Ein Rausch übers Fliegen – auf den Kopf

Inmitten des Chaos ereignet sich eine schöne Geschichte. Eine wunderschöne Geschichte in einer Welt, die gerade gewaltig aus den Fugen gerät und mich ständig zweifeln lässt, ob ich einfach weitermachen kann wie bisher. Und jedes mal komme ich zu dem Schluss: Vielleicht nicht wie bisher, aber es geht weiter. Natürlich machen wir weiter. Es geht immer weiter. Aber vielleicht ein bisschen bewusster, ein bisschen dankbarer, ein bisschen demütiger. Inmitten dieses Gedankenwirrwarrs sitze ich an einer Reitbahn und halte meine Welt kurz an, denn vor meinen Augen passiert etwas Magisches.

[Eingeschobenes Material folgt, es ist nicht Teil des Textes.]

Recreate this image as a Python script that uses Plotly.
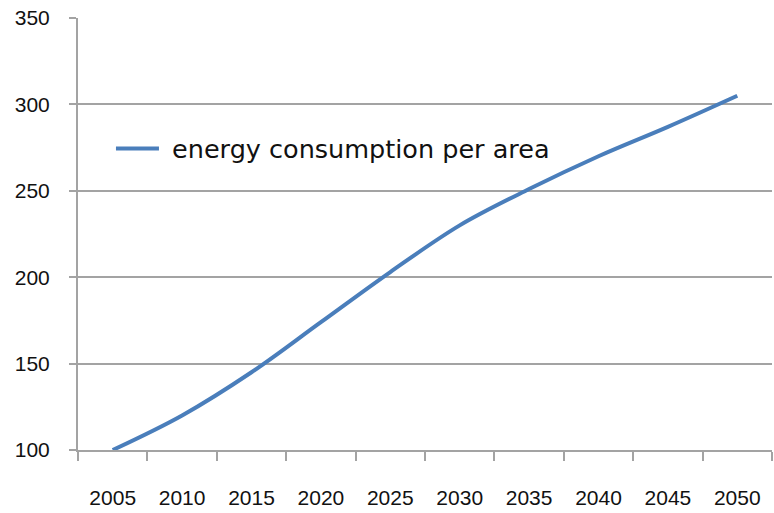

Klingt erst mal komisch, ist aber so. Zwei kleine Tränen laufen meine Wangen hinunter, wie so oft in diesen Tagen, wenn schöne Dinge passieren, wenn ich Nachrichten lese oder mich mit anderen über den Krieg unterhalte. Ich blinzele in die Sonne und beobachte mein Mädchen dabei, wie es fliegen lernt. Das erste Mal in ihrem neunjährigen Leben sitzt sie hoch auf einem Pferd, um Reiten zu lernen. Und was soll ich sagen, es rührt mich. Wir sind auf einem kleinen Bauernhof mitten in Mecklenburg, gleich neben Schwerin. Es gibt Schweine mit Ferkeln, Kühe mit Kälbern, Hühner, Hunde, Katzen, Pferde und was da eben noch so kreucht und fleucht auf dem Lande. Hier scheint die Welt in Ordnung, morgens fährt der Traktor mit zwei Anhängern voller Gülle an unserem Fenster vorbei und ich atme tief ein. Rieche die dampfende Kuh-Kacka und meine Tochter schreit: „Mamaaaaaa mach das Fenster zu, es stinkt.“ Ach ja, stimmt stinkt. Mir gibt der Geruch irgendwie Frieden.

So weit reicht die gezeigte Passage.